Under the soaring gold-tiled cupola of Sir Christopher Wren’s Renaissance style cathedral, a sea of black-clad guests, many sporting plumes in homage to McQueen, arrived for the prompt 11 a.m. ceremony. Two choirs led a procession past McQueen’s father, Ronald, and family members on one side, while his friends and professional colleagues were seated facing them. “It would have been his ultimate venue,” said International Herald Tribune fashion critic Suzy Menkes, one of four speakers, of St. Paul’s. Among those in attendance at the 70-minute ceremony to pay their respects and to recall both the joy and, at times, frustration they felt with McQueen were Philip Treacy, Stella McCartney, Hussein Chalayan, Sarah Jessica Parker, Naomi Campbell, Kate Moss and Daphne Guinness, who donned a black feather-shaped hat.

Reverend Canon Giles Fraser, in his opening address, acknowledged “the two distinct spheres of influence on the designer.” “When he needed support and solace, he found it in his family,” he said. “Which is why, despite the dazzle of his world, he never forgot his East End roots and how much he owed to his loved ones.”

McQueen, as Anna Wintour noted poignantly, was a man prone to contradiction. “There was no comfort zone with Alexander McQueen,” she said, adding that people could be delighted, repulsed and amazed by his fashion. But in the end, as she humbly said, one always learned to forgive him.

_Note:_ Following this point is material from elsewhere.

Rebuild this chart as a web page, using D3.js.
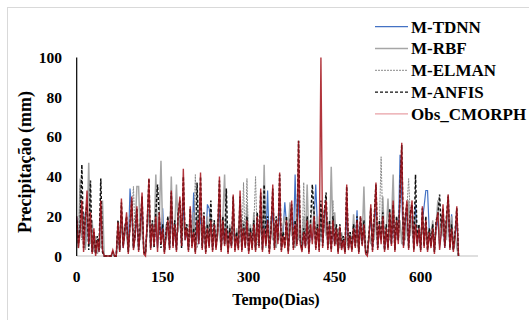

Following words of remembrance, the London Community Gospel Choir performed “Amazing Grace” as a collection was taken to benefit, among other charities, the Battersea Dogs and Cats Home. Music included the most English of hymns, “Jerusalem.” Björk, dressed in a set of wings that framed her small, gold-capped head, sang “Gloomy Sunday,” based on the Billie Holiday version. Afterward, as guests said their final goodbyes and proceeded out, a lone Scottish piper playing “Braveheart” marched out of the church and was joined on the front steps of St. Paul’s by 20 fellow bagpipers.